Your goal - The material below should be written out in full and exactly; pictures stay out of the copy.

Records to use -
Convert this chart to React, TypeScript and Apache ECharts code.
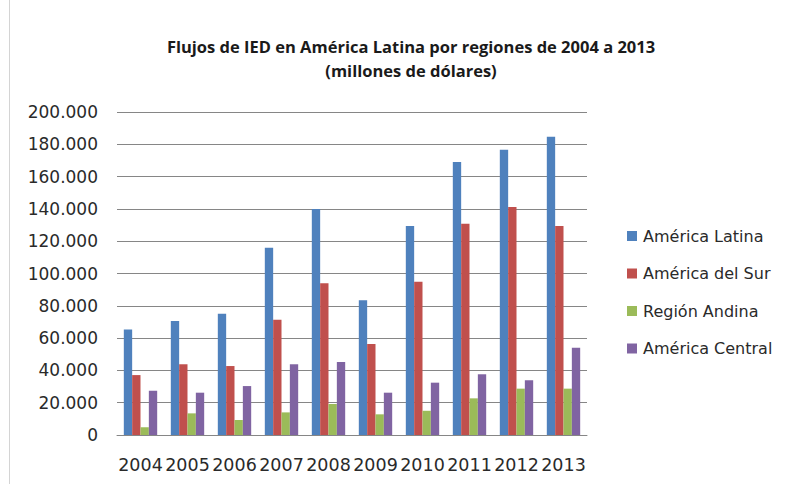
import React, { useEffect, useRef } from "react";
import * as echarts from "echarts";

const years = ["2004", "2005", "2006", "2007", "2008", "2009", "2010", "2011", "2012", "2013"];
const americaLatina = [65400, 70600, 75100, 116000, 140000, 83400, 129400, 169000, 176700, 184700];
const americaDelSur = [37100, 43800, 42700, 71400, 93900, 56300, 94900, 130800, 141200, 129400];
const regionAndina = [4800, 13400, 9300, 14000, 19200, 12800, 15000, 22700, 28700, 28700];
const americaCentral = [27400, 26200, 30300, 43800, 45200, 26200, 32400, 37600, 33900, 54000];
const seriesNames = ["América Latina", "América del Sur", "Región Andina", "América Central"];
const colors = ["#4F81BD", "#C0504D", "#9BBB59", "#8064A2"];

const AXIS_FONT = "'DejaVu Sans', sans-serif";
const TITLE_FONT = "'Open Sans', sans-serif";

export default function App() {
  const ref = useRef<HTMLDivElement>(null);
  useEffect(() => {
    if (!ref.current) return;
    const chart = echarts.init(ref.current, null, { renderer: "svg" });
    const data = [americaLatina, americaDelSur, regionAndina, americaCentral];
    chart.setOption({
      animation: false,
      backgroundColor: "#ffffff",
      textStyle: { fontFamily: AXIS_FONT },
      title: {
        text: "Flujos de IED en América Latina por regiones de 2004 a 2013\n(millones de dólares)",
        left: 406,
        top: 30,
        textAlign: "center",
        textStyle: { fontFamily: TITLE_FONT, fontSize: 16.5, fontWeight: "bold", color: "#1a1a1a", lineHeight: 23.5 },
      },
      graphic: [
        {
          type: "line",
          shape: { x1: 9.5, y1: 0, x2: 9.5, y2: 484 },
          style: { stroke: "#d4d4d4", lineWidth: 1 },
          silent: true,
        },
      ],
      legend: {
        orient: "vertical",
        left: 622,
        top: 223,
        itemWidth: 10,
        itemHeight: 10,
        itemGap: 21.5,
        icon: "rect",
        textStyle: { fontFamily: AXIS_FONT, fontSize: 16, color: "#2a2a2a", padding: [0, 0, 0, 1] },
        data: seriesNames,
      },
      grid: { left: 117, right: 204, top: 112, bottom: 49 },
      xAxis: {
        type: "category",
        data: years,
        axisTick: { show: false },
        axisLine: { lineStyle: { color: "#868686" } },
        axisLabel: { fontFamily: AXIS_FONT, fontSize: 17.5, color: "#2a2a2a", margin: 21, interval: 0 },
      },
      yAxis: {
        type: "value",
        min: 0,
        max: 200000,
        interval: 20000,
        axisLine: { show: false },
        axisTick: { show: false },
        splitLine: { lineStyle: { color: "#868686" } },
        axisLabel: {
          fontFamily: AXIS_FONT,
          fontSize: 17,
          color: "#2a2a2a",
          margin: 19,
          formatter: (v: number) => (v === 0 ? "0" : String(v / 1000) + ".000"),
        },
      },
      series: seriesNames.map((name, i) => ({
        name,
        type: "bar",
        data: data[i],
        itemStyle: { color: colors[i] },
        barGap: "0%",
        barCategoryGap: "29%",
      })),
    });
    return () => chart.dispose();
  }, []);
  return (
    <div
      ref={ref}
      style={{ position: "fixed", left: 0, top: 0, width: 791, height: 484 }}
    />
  );
}
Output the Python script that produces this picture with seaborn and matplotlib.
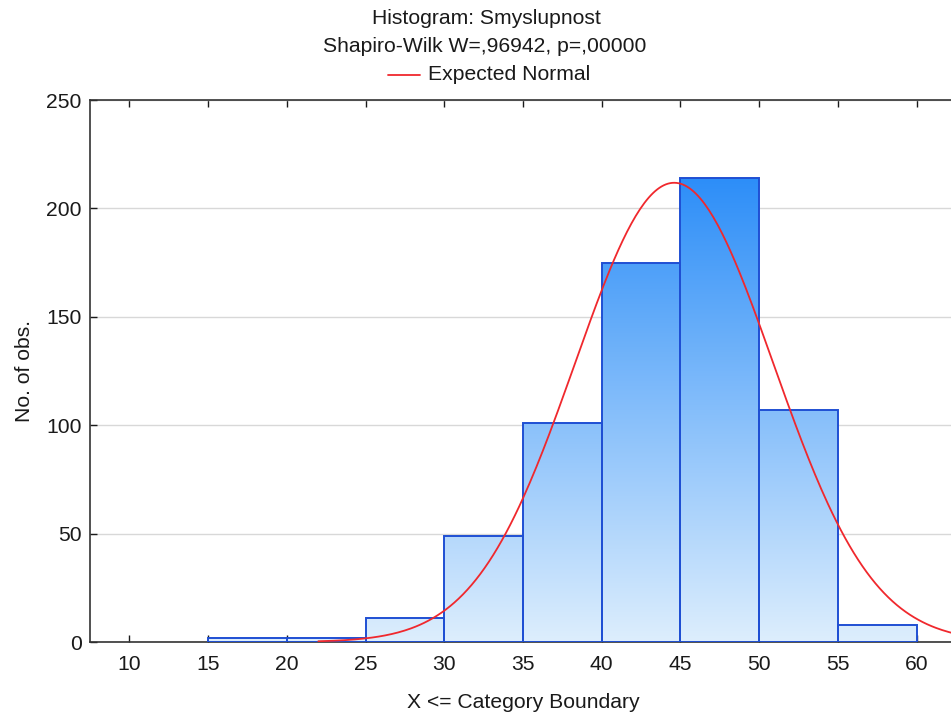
import numpy as np
import pandas as pd
import matplotlib
matplotlib.use("Agg")
import matplotlib.pyplot as plt
import seaborn as sns
from matplotlib.colors import LinearSegmentedColormap

# Category boundaries and counts per class (X <= upper boundary)
bin_edges = [10, 15, 20, 25, 30, 35, 40, 45, 50, 55, 60]
counts = [0, 2, 2, 11, 49, 101, 175, 214, 107, 8]

# Parameters of the fitted normal curve
fit_mean = 44.6
fit_sd = 6.3
n_obs = sum(counts)
bin_width = 5

x_ticks = [10, 15, 20, 25, 30, 35, 40, 45, 50, 55, 60]
y_ticks = [0, 50, 100, 150, 200, 250]

title_lines = ["Histogram: Smyslupnost", "Shapiro-Wilk W=,96942, p=,00000"]
legend_label = "Expected Normal"

sns.set_theme(style="white")
plt.rcParams["font.family"] = ["Liberation Sans", "DejaVu Sans"]

FS = 15.2
TXT = "#1a1a1a"

fig = plt.figure(figsize=(9.51, 7.15), dpi=100)
ax = fig.add_axes([90 / 951, 1 - 642 / 715, 866 / 951, 542 / 715])

centers = [(a + b) / 2 for a, b in zip(bin_edges[:-1], bin_edges[1:])]
df = pd.DataFrame({"center": centers, "count": counts})

sns.histplot(data=df, x="center", weights="count", bins=bin_edges, ax=ax,
             element="bars", fill=True, edgecolor="#1f4fd3", linewidth=1.4,
             facecolor="none", alpha=1.0, zorder=3)

# vertical blue gradient inside each bar
grad_cmap = LinearSegmentedColormap.from_list("bluegrad", ["#ddeefd", "#2d8ef8"])
ymax_grad = max(counts)
grad = np.linspace(0, 1, 256).reshape(-1, 1)
for p in ax.patches:
    h = p.get_height()
    if h <= 0:
        p.set_visible(False)
        continue
    p.set_facecolor("none")
    x0 = p.get_x()
    w = p.get_width()
    im = ax.imshow(grad, cmap=grad_cmap, aspect="auto", origin="lower",
                   extent=[x0, x0 + w, 0, ymax_grad], vmin=0, vmax=1,
                   zorder=2, interpolation="bilinear")
    im.set_clip_path(p)

# expected normal curve
xs = np.linspace(22, 63, 300)
pdf = np.exp(-0.5 * ((xs - fit_mean) / fit_sd) ** 2) / (fit_sd * np.sqrt(2 * np.pi))
expected = n_obs * bin_width * pdf
sns.lineplot(x=xs, y=expected, ax=ax, color="#f0282d", linewidth=1.3, zorder=4)

ax.set_xlim(7.5, 62.5)
ax.set_ylim(0, 250)
ax.set_xticks(x_ticks)
ax.set_yticks(y_ticks)
ax.tick_params(axis="both", labelsize=FS, colors=TXT, direction="in",
               length=5, width=1, top=True, right=False, bottom=True, left=True)
ax.tick_params(axis="y", pad=6)
ax.tick_params(axis="x", pad=9.5)
ax.yaxis.grid(True, color="#d8d8d8", linewidth=1)
ax.set_axisbelow(True)
for s in ax.spines.values():
    s.set_color("#333333")
    s.set_linewidth(1.2)

ax.set_xlabel("X <= Category Boundary", fontsize=FS, color=TXT, labelpad=13.5)
ax.set_ylabel("No. of obs.", fontsize=FS, color=TXT, labelpad=9)

# title block with legend
fig.text(486 / 951, 1 - 18 / 715, title_lines[0], ha="center", va="center",
         fontsize=FS, color=TXT)
fig.text(485 / 951, 1 - 46 / 715, title_lines[1], ha="center", va="center",
         fontsize=FS, color=TXT)
fig.add_artist(plt.Line2D([388 / 951, 420 / 951], [1 - 75 / 715, 1 - 75 / 715],
                          color="#f0282d", linewidth=1.3))
fig.text(428 / 951, 1 - 74 / 715, legend_label, ha="left", va="center",
         fontsize=FS, color=TXT)

fig.savefig("out.png", dpi=100)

Result of the task -
Convert this chart to React, TypeScript and Apache ECharts code.
import React, { useEffect, useRef } from "react";
import * as echarts from "echarts";

const years = ["2004", "2005", "2006", "2007", "2008", "2009", "2010", "2011", "2012", "2013"];
const americaLatina = [65400, 70600, 75100, 116000, 140000, 83400, 129400, 169000, 176700, 184700];
const americaDelSur = [37100, 43800, 42700, 71400, 93900, 56300, 94900, 130800, 141200, 129400];
const regionAndina = [4800, 13400, 9300, 14000, 19200, 12800, 15000, 22700, 28700, 28700];
const americaCentral = [27400, 26200, 30300, 43800, 45200, 26200, 32400, 37600, 33900, 54000];
const seriesNames = ["América Latina", "América del Sur", "Región Andina", "América Central"];
const colors = ["#4F81BD", "#C0504D", "#9BBB59", "#8064A2"];

const AXIS_FONT = "'DejaVu Sans', sans-serif";
const TITLE_FONT = "'Open Sans', sans-serif";

export default function App() {
  const ref = useRef<HTMLDivElement>(null);
  useEffect(() => {
    if (!ref.current) return;
    const chart = echarts.init(ref.current, null, { renderer: "svg" });
    const data = [americaLatina, americaDelSur, regionAndina, americaCentral];
    chart.setOption({
      animation: false,
      backgroundColor: "#ffffff",
      textStyle: { fontFamily: AXIS_FONT },
      title: {
        text: "Flujos de IED en América Latina por regiones de 2004 a 2013\n(millones de dólares)",
        left: 406,
        top: 30,
        textAlign: "center",
        textStyle: { fontFamily: TITLE_FONT, fontSize: 16.5, fontWeight: "bold", color: "#1a1a1a", lineHeight: 23.5 },
      },
      graphic: [
        {
          type: "line",
          shape: { x1: 9.5, y1: 0, x2: 9.5, y2: 484 },
          style: { stroke: "#d4d4d4", lineWidth: 1 },
          silent: true,
        },
      ],
      legend: {
        orient: "vertical",
        left: 622,
        top: 223,
        itemWidth: 10,
        itemHeight: 10,
        itemGap: 21.5,
        icon: "rect",
        textStyle: { fontFamily: AXIS_FONT, fontSize: 16, color: "#2a2a2a", padding: [0, 0, 0, 1] },
        data: seriesNames,
      },
      grid: { left: 117, right: 204, top: 112, bottom: 49 },
      xAxis: {
        type: "category",
        data: years,
        axisTick: { show: false },
        axisLine: { lineStyle: { color: "#868686" } },
        axisLabel: { fontFamily: AXIS_FONT, fontSize: 17.5, color: "#2a2a2a", margin: 21, interval: 0 },
      },
      yAxis: {
        type: "value",
        min: 0,
        max: 200000,
        interval: 20000,
        axisLine: { show: false },
        axisTick: { show: false },
        splitLine: { lineStyle: { color: "#868686" } },
        axisLabel: {
          fontFamily: AXIS_FONT,
          fontSize: 17,
          color: "#2a2a2a",
          margin: 19,
          formatter: (v: number) => (v === 0 ? "0" : String(v / 1000) + ".000"),
        },
      },
      series: seriesNames.map((name, i) => ({
        name,
        type: "bar",
        data: data[i],
        itemStyle: { color: colors[i] },
        barGap: "0%",
        barCategoryGap: "29%",
      })),
    });
    return () => chart.dispose();
  }, []);
  return (
    <div
      ref={ref}
      style={{ position: "fixed", left: 0, top: 0, width: 791, height: 484 }}
    />
  );
}
Output the Python script that produces this picture with seaborn and matplotlib.
import numpy as np
import pandas as pd
import matplotlib
matplotlib.use("Agg")
import matplotlib.pyplot as plt
import seaborn as sns
from matplotlib.colors import LinearSegmentedColormap

# Category boundaries and counts per class (X <= upper boundary)
bin_edges = [10, 15, 20, 25, 30, 35, 40, 45, 50, 55, 60]
counts = [0, 2, 2, 11, 49, 101, 175, 214, 107, 8]

# Parameters of the fitted normal curve
fit_mean = 44.6
fit_sd = 6.3
n_obs = sum(counts)
bin_width = 5

x_ticks = [10, 15, 20, 25, 30, 35, 40, 45, 50, 55, 60]
y_ticks = [0, 50, 100, 150, 200, 250]

title_lines = ["Histogram: Smyslupnost", "Shapiro-Wilk W=,96942, p=,00000"]
legend_label = "Expected Normal"

sns.set_theme(style="white")
plt.rcParams["font.family"] = ["Liberation Sans", "DejaVu Sans"]

FS = 15.2
TXT = "#1a1a1a"

fig = plt.figure(figsize=(9.51, 7.15), dpi=100)
ax = fig.add_axes([90 / 951, 1 - 642 / 715, 866 / 951, 542 / 715])

centers = [(a + b) / 2 for a, b in zip(bin_edges[:-1], bin_edges[1:])]
df = pd.DataFrame({"center": centers, "count": counts})

sns.histplot(data=df, x="center", weights="count", bins=bin_edges, ax=ax,
             element="bars", fill=True, edgecolor="#1f4fd3", linewidth=1.4,
             facecolor="none", alpha=1.0, zorder=3)

# vertical blue gradient inside each bar
grad_cmap = LinearSegmentedColormap.from_list("bluegrad", ["#ddeefd", "#2d8ef8"])
ymax_grad = max(counts)
grad = np.linspace(0, 1, 256).reshape(-1, 1)
for p in ax.patches:
    h = p.get_height()
    if h <= 0:
        p.set_visible(False)
        continue
    p.set_facecolor("none")
    x0 = p.get_x()
    w = p.get_width()
    im = ax.imshow(grad, cmap=grad_cmap, aspect="auto", origin="lower",
                   extent=[x0, x0 + w, 0, ymax_grad], vmin=0, vmax=1,
                   zorder=2, interpolation="bilinear")
    im.set_clip_path(p)

# expected normal curve
xs = np.linspace(22, 63, 300)
pdf = np.exp(-0.5 * ((xs - fit_mean) / fit_sd) ** 2) / (fit_sd * np.sqrt(2 * np.pi))
expected = n_obs * bin_width * pdf
sns.lineplot(x=xs, y=expected, ax=ax, color="#f0282d", linewidth=1.3, zorder=4)

ax.set_xlim(7.5, 62.5)
ax.set_ylim(0, 250)
ax.set_xticks(x_ticks)
ax.set_yticks(y_ticks)
ax.tick_params(axis="both", labelsize=FS, colors=TXT, direction="in",
               length=5, width=1, top=True, right=False, bottom=True, left=True)
ax.tick_params(axis="y", pad=6)
ax.tick_params(axis="x", pad=9.5)
ax.yaxis.grid(True, color="#d8d8d8", linewidth=1)
ax.set_axisbelow(True)
for s in ax.spines.values():
    s.set_color("#333333")
    s.set_linewidth(1.2)

ax.set_xlabel("X <= Category Boundary", fontsize=FS, color=TXT, labelpad=13.5)
ax.set_ylabel("No. of obs.", fontsize=FS, color=TXT, labelpad=9)

# title block with legend
fig.text(486 / 951, 1 - 18 / 715, title_lines[0], ha="center", va="center",
         fontsize=FS, color=TXT)
fig.text(485 / 951, 1 - 46 / 715, title_lines[1], ha="center", va="center",
         fontsize=FS, color=TXT)
fig.add_artist(plt.Line2D([388 / 951, 420 / 951], [1 - 75 / 715, 1 - 75 / 715],
                          color="#f0282d", linewidth=1.3))
fig.text(428 / 951, 1 - 74 / 715, legend_label, ha="left", va="center",
         fontsize=FS, color=TXT)

fig.savefig("out.png", dpi=100)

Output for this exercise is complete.